Last Edit: 2020-02-05

# Interesting Research Papers

My Notes on Research Papers in Artificial Intelligence

This page is for short outlines of papers I find interesting. These notes may vary in techincal detail as well as in core concepts - feel free to reach out to me with errata or questions.

## Intelligence Without Representation

Brooks (1987)

In this paper, roboticist Rodney Brooks advocates for a research direction of artificial intelligence that is orthogonal to the traditional paradigms of the 1980s (and before). In particular, he argues against centralized representation for AI systems, and instead offers that for a given Creature, the environment itself should act as a representation of the world through its feedback. This is an extension of the greater debate against Symbolic AI, and Brooks introduces the Subsumption Architecture. A variety of robots were developed and deployed at MIT, that leveraged the actionist approach to AI system design.

## Deep Reinforcement Learning with a Natural Language Action Space

Ji He et al. (2016)

This paper introduces a new deep reinforcement architecture for handling natural language spaces: the Deep Reinforcement Relevance Network (DRRN). The DRRN is shown to perform well in text-based game settings, with superior performance over standard Q-Learning architectures.

### Q-Learning for Text Games

In text-based games, we can view the state as being a function of the description given to the player, and the action as one of the possible lists of actions for the current state. Formally, the environment is updated $s_{t + 1} = s'$ in accordance with the distribution $P(s' | s, a)$. Then, the agent receives a reward $r_t$ for the transition. The authors use a stochastic policy $\pi(a_t | s_t)$ for time $t$. The Q-function $Q^\pi (s, a)$ is defined as the expected return starting from state $s$, taking action $a$, and remaining optimal for the remainder of the horizon:

$Q^\pi(s_t, a_t) = \mathop{\mathbb{E}}~[\thinspace \sum_{k = 0}^\infty \gamma^k r_{t+k} | s_t = s, a_t = a \thinspace]$

One of the primary motivators of the Deep Reinforcement Relevance Network is semantic representation through word embeddings. As such, the DRRN uses two deep neural networks to approximate embeddings for both actions/states in the given textual environment. Then, a general interaction function can be defined between these finite vectors (e.g. dot product, inner product) to approximate the Q-function for the state-action pair.
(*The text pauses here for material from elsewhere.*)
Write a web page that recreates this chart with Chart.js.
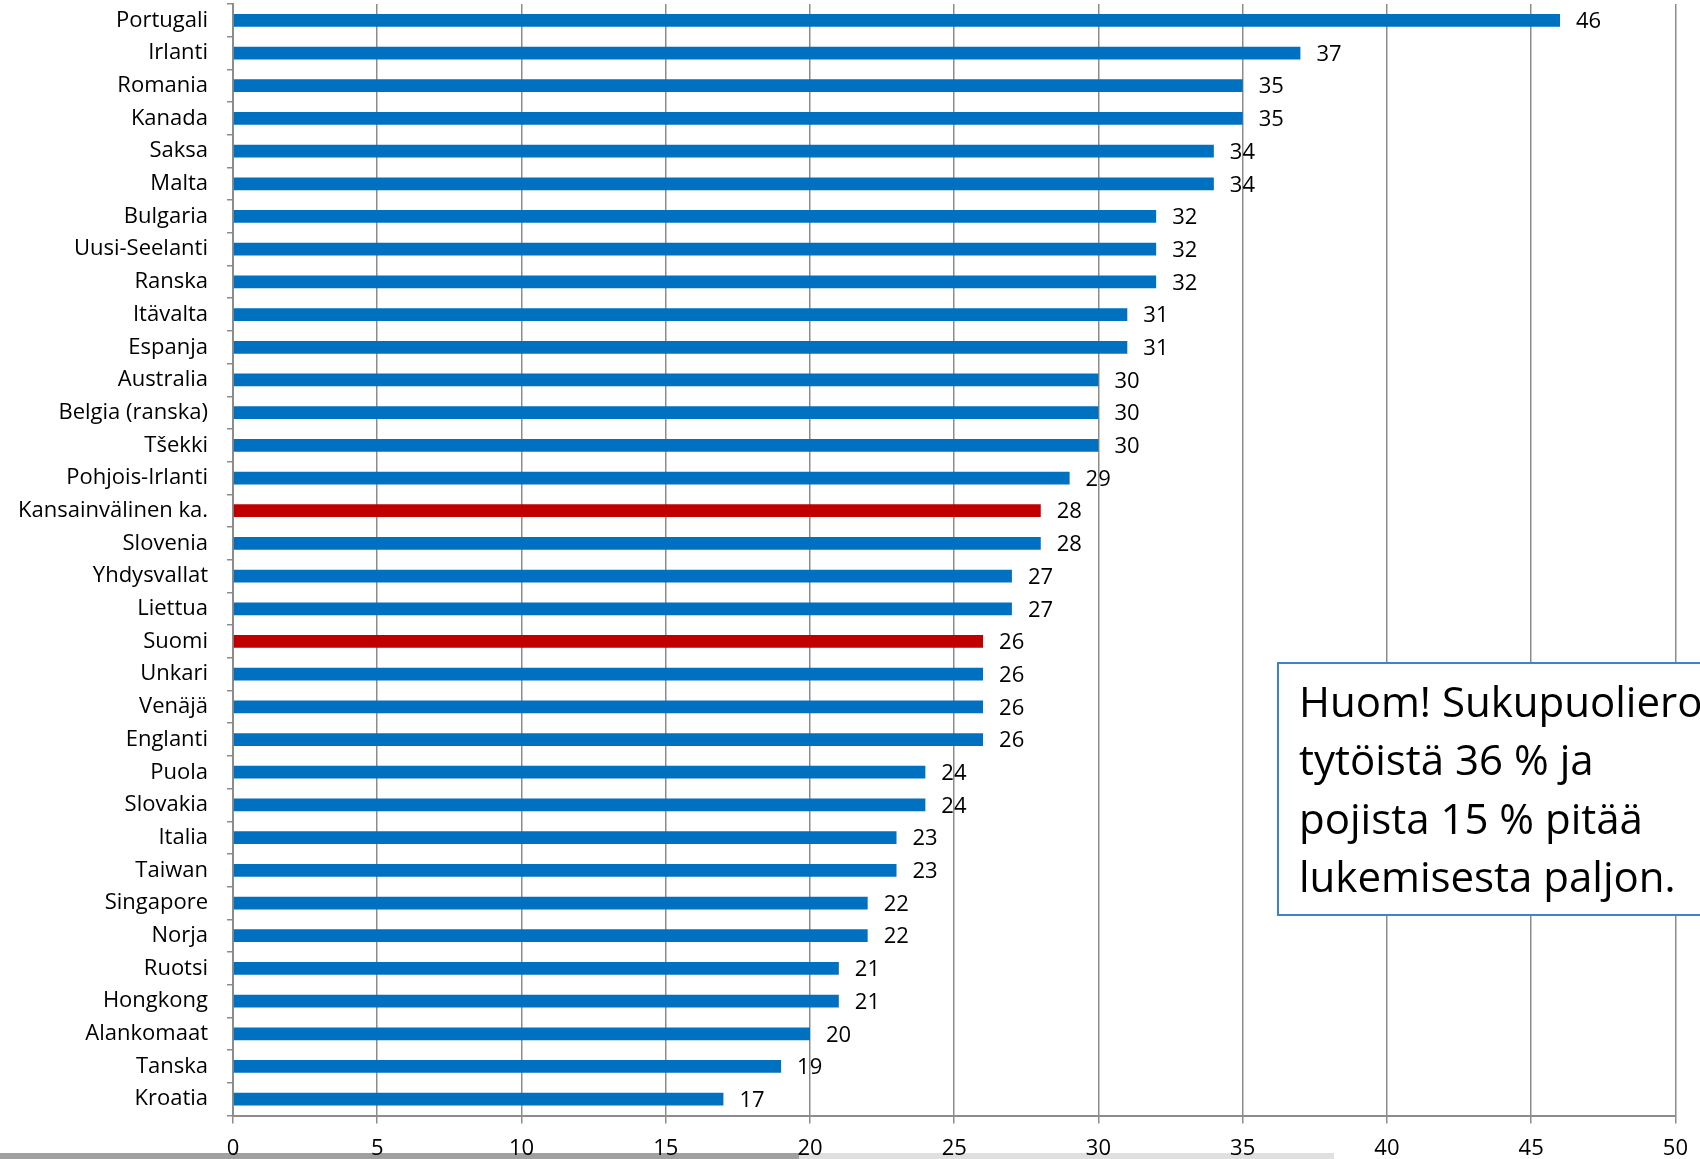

The optimal policy and Q-function is determined using the canonical Q-learning update algorithm, where $\eta$ is the learning rate:

$Q(s_t, a_t) \leftarrow Q(s_t, a_t) + \eta_t \cdot (r_t + \gamma \cdot \operatorname{max}_a Q(s_{t+1}, a) - Q(s_t, a_t))$

The authors also use a softmax selection strategy as the exploration policy during the learning state, where $A_t$ is the set of actions at time $t$:

$\pi(a_t = a_t^i | s_t) = \frac{\operatorname{exp} (\alpha \cdot Q(s_t, a_t^i))}{\sum _{j=1} ^{|A_t|} \operatorname{exp} (\alpha \cdot Q(s_t, a_t^j))}$

The scaling factor $\alpha$ is used to facilitate the degree of exploration early in the model's training. As the model approximates the Q-function better, the $\alpha$ factor will assign higher probability to the optimal action. This allows the model to practice exploitation of optimal policies later on in inference.

### Natural Language Target Spaces

For an action space $A$, and state space $S$, vanilla Q-learning recursion requires maintaining a table of size $|A| \cdot |S|$, which can be intractable for large action/state spaces. In addition, depending on the type of text-game, the possible action set $A_t$ for time $t$ can be unknown, so it's unrealistic to design an architecture around the cardinality of the action space.

From the paper: "it is not practical to have a DQN architecture of a size that is explicitly dependent on the large number of natural language options"

To mitigate this problem, the DRNN is used to compute Q-values with a single forward pass for each state/action pair. Then, softmax selection can be applied with the exploration/exploitation factor $\alpha$.

### Experimental Setup

The authors manually anotate endings for two different text games, with the reward being proportional to the sentiment of the output. Small negative rewards are given for each non-ending state, to promote the agent to finish the game as quickly as possible.

A Max-Action DQN and a Per-Action DQN are used as baselines to test against. The DRNNs used have 1 or 2 hidden layers with a dimensionality of 20, 50 or 100.